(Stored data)
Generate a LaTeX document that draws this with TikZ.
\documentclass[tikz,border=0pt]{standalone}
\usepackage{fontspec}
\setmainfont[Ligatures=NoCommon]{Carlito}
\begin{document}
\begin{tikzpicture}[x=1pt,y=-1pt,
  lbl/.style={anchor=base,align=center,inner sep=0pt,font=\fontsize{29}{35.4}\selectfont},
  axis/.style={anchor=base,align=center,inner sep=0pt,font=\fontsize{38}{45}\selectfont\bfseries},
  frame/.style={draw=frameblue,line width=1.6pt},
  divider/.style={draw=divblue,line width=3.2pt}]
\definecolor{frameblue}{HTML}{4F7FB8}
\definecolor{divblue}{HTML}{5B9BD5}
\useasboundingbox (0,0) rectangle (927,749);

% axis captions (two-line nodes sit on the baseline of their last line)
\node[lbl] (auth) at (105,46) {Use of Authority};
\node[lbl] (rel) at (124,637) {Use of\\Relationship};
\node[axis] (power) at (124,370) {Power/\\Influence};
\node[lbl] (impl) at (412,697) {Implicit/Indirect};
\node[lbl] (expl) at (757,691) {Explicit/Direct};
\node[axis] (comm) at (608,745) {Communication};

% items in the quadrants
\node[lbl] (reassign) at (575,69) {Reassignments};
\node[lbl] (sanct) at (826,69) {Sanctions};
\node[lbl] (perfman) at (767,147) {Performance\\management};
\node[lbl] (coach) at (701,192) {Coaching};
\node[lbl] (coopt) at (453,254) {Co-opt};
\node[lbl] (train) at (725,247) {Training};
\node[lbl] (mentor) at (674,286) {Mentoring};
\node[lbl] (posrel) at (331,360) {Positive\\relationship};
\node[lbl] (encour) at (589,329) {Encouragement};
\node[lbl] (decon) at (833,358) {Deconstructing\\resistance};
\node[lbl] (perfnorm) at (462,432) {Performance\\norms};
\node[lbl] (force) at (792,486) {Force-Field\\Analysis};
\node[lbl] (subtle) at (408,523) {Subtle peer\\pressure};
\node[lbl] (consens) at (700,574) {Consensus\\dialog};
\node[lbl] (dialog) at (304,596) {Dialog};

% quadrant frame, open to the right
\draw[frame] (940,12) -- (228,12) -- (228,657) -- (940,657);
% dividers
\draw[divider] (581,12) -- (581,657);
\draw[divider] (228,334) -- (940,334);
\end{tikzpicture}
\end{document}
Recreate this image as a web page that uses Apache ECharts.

**What needs to be done:** Return only the lines from the beginning of the material up to and including the line with "(comm) at (608,745)", exactly as written.

**Expected answer:**
Generate a LaTeX document that draws this with TikZ.
\documentclass[tikz,border=0pt]{standalone}
\usepackage{fontspec}
\setmainfont[Ligatures=NoCommon]{Carlito}
\begin{document}
\begin{tikzpicture}[x=1pt,y=-1pt,
  lbl/.style={anchor=base,align=center,inner sep=0pt,font=\fontsize{29}{35.4}\selectfont},
  axis/.style={anchor=base,align=center,inner sep=0pt,font=\fontsize{38}{45}\selectfont\bfseries},
  frame/.style={draw=frameblue,line width=1.6pt},
  divider/.style={draw=divblue,line width=3.2pt}]
\definecolor{frameblue}{HTML}{4F7FB8}
\definecolor{divblue}{HTML}{5B9BD5}
\useasboundingbox (0,0) rectangle (927,749);

% axis captions (two-line nodes sit on the baseline of their last line)
\node[lbl] (auth) at (105,46) {Use of Authority};
\node[lbl] (rel) at (124,637) {Use of\\Relationship};
\node[axis] (power) at (124,370) {Power/\\Influence};
\node[lbl] (impl) at (412,697) {Implicit/Indirect};
\node[lbl] (expl) at (757,691) {Explicit/Direct};
\node[axis] (comm) at (608,745) {Communication};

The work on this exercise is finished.